5- -) apesar de ser uma família pobre e humilde , a pobreza não afeta o carinho e o amor da família .
O texto foi narrado em 1965 , para retratar críticas de uma realidade social .
1. a) A ação da narrativa dura algumas horas ou minutos. Dura o tempo que leva do cronista entrar no botequim, observar a família e presenciar uma singela e envergonhada festa de aniversário.
Parece ser o final da tarde e no período do fim do ano, como sugere "coroar com êxito mais um ano".
b) A situação que dá origem à crônica é a ida do cronista a um boteco para tomar café por estar sem inspiração para escrever.
Lá, ele acaba presenciando uma família de negros realizar uma simplória festa de aniversário.
2. a) O texto é narrado em primeira pessoa, pois o narrador é também personagem da história. Ele participa da ação. O texto apresenta um narrador-personagem.
> Trechos com verbos e pronomes da primeira pessoa comprovam isso, como: "entro", "estou", "me", "eu", "meu", "mim".

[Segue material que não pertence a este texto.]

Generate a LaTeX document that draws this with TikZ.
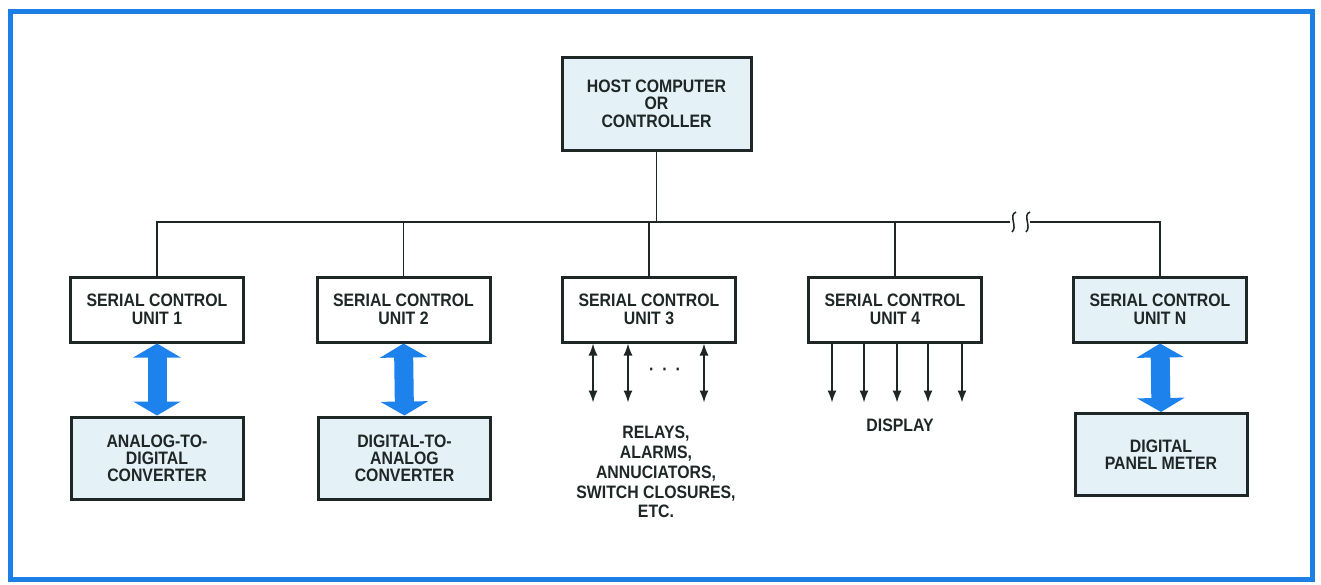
\documentclass[tikz,border=0pt]{standalone}
\usepackage{fontspec}
\setmainfont{Liberation Sans}[FakeStretch=0.88]
\usepackage{xcolor}
\usetikzlibrary{arrows.meta}
\definecolor{frameblue}{HTML}{1C7FE6}
\definecolor{busblue}{HTML}{1D82EC}
\definecolor{panelfill}{HTML}{E4F1F6}
\definecolor{inkdark}{HTML}{1E2626}

\begin{document}
\begin{tikzpicture}[
  x=0.5pt, y=-0.5pt,
  unitbox/.style ={draw=inkdark, line width=1.5pt, fill=white,
                   minimum width=86.5pt, minimum height=32.5pt, inner sep=0pt,
                   align=center, text=inkdark,
                   font=\fontsize{9}{9}\selectfont\bfseries},
  devbox/.style  ={unitbox, fill=panelfill, minimum width=86pt, minimum height=41pt,
                   font=\fontsize{9}{8.5}\selectfont\bfseries},
  hostbox/.style ={unitbox, fill=panelfill, minimum width=94.5pt, minimum height=46.5pt,
                   font=\fontsize{9}{8.8}\selectfont\bfseries},
  note/.style    ={align=center, text=inkdark, inner sep=0pt,
                   font=\fontsize{9}{9.9}\selectfont\bfseries},
  wire/.style    ={line width=0.75pt, inkdark},
  io/.style      ={{Latex[length=6pt,width=4.5pt]}-{Latex[length=6pt,width=4.5pt]},
                   line width=0.75pt, inkdark},
  feed/.style    ={-{Latex[length=6pt,width=4.5pt]}, line width=0.75pt, inkdark},
  fat/.style     ={{Triangle[length=7pt,width=23.5pt]}-{Triangle[length=7pt,width=23.5pt]},
                   line width=9.5pt, busblue},
]
\useasboundingbox (0,0) rectangle (1321,584);

% ---------------- frame ----------------
\draw[frameblue, line width=2.5pt] (10,11) rectangle (1312,579);

% ---------------- host and serial control units ----------------
\node[hostbox] (host) at (656.5,103.5) {HOST COMPUTER\\OR\\CONTROLLER};

\node[unitbox] (scu1) at (157,309.5)   {SERIAL CONTROL\\UNIT 1};
\node[unitbox] (scu2) at (403.5,309.5) {SERIAL CONTROL\\UNIT 2};
\node[unitbox] (scu3) at (649,309.5)   {SERIAL CONTROL\\UNIT 3};
\node[unitbox] (scu4) at (895,309.5)   {SERIAL CONTROL\\UNIT 4};
\node[unitbox, fill=panelfill] (scun) at (1160,309.5) {SERIAL CONTROL\\UNIT N};

% ---------------- serial bus ----------------
\coordinate (busL) at (157,222);
\coordinate (brkL) at (1010,222);
\coordinate (brkR) at (1030,222);
\draw[wire] (scu1.north) |- (brkL);
\draw[wire] (brkR) -| (scun.north);
\draw[wire] (host.south) -- (host.south |- busL);
\foreach \u in {scu2,scu3,scu4}
  \draw[wire] (\u.north) -- (\u.north |- busL);
% break marks
\draw[wire] (1016,212) .. controls (1008,215) and (1018,227) .. (1012,232);
\draw[wire] (1030,212) .. controls (1022,215) and (1032,227) .. (1026,232);

% ---------------- devices ----------------
\node[devbox] (adc) at (157,458)    {ANALOG-TO-\\DIGITAL\\CONVERTER};
\node[devbox] (dac) at (404.5,458)  {DIGITAL-TO-\\ANALOG\\CONVERTER};
\node[devbox] (dpm) at (1161,454.5) {DIGITAL\\PANEL METER};

\draw[fat] (scu1.south) -- (adc.north);
\draw[fat] (scu2.south) -- (dac.north);
\draw[fat] (scun.south) -- (dpm.north);

% ---------------- discrete lines ----------------
\foreach \dx [count=\i] in {-56,-21,55} {
  \coordinate (rl\i) at ([shift={(\dx,59)}]scu3.south);
  \draw[io] ([xshift=\dx*0.5pt]scu3.south) -- (rl\i);
}
\node[note] (dots) at (665,372) {·\hspace{4pt}·\hspace{4pt}·};
\node[note] (relays) at (656,472)
  {RELAYS,\\ALARMS,\\ANNUCIATORS,\\SWITCH CLOSURES,\\ETC.};

\foreach \dx [count=\i] in {-63,-31,2,33,67} {
  \coordinate (dl\i) at ([shift={(\dx,59)}]scu4.south);
  \draw[feed] ([xshift=\dx*0.5pt]scu4.south) -- (dl\i);
}
\node[note] (disp) at (900,425) {DISPLAY};

\end{tikzpicture}
\end{document}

b) O narrador do texto é o próprio cronista Fernando Sabino.
> Também pode ser que o narrador seja outro cronista, afinal, apesar de se inspirar na realidade, uma crônica é um texto ficcional. Ou seja, os acontecimentos podem ter sido totalmente inventados pelo autor.
3. a) Resposta pessoal.
Exemplo de resposta: uma crônica deve ser um texto que capte algo pitoresco ou irrisório no cotidiano das pessoas; um texto que procura enxergar poesia e beleza em algo circunstancial, episódico, aparentemente irrelevante.
> A crônica é um gênero textual que aborda acontecimentos cotidianos de modo literário, com a intenção de apresentar uma observação poética e subjetiva da realidade.
b) O narrador estava sem assunto para a crônica porque nada do que ele observava na realidade o inspirava a escrever, nada lhe trazia a profundidade da condição humana que vale a pena colocar no papel.
4. As personagens observadas pelo cronista são descritas assim:
"um casal de pretos", "A compostura da humildade, na contenção de gestos e palavras", "Três seres esquivos", "uma negrinha de seus três anos, laço na cabeça, toda arrumadinha no vestido pobre".
> Quando usa expressões como "negrinha" e "casal de pretos", o autor não pretende ofendê-los, afinal essa família é quem proporciona o momento de poesia que o cronista tanto buscava. Por outro lado, isso pode revelar como o preconceito racial está enraizado em nossa cultura.
5. O objetivo do autor ao propor essa relação é:
retratar criticas a uma realidade
> O autor parece ter a intenção de criticar um triste fato da realidade brasileira que não mudou desde 1965 até hoje: a cor da pele está relaciona à condição social. A família retratada na crônica é formada por pessoas negras e pobres. Ainda hoje, a maioria da população pobre do país é formada por negros e é a parcela da sociedade que mais sobre com discriminação, falta de oportunidades, violência, entre outros problemas.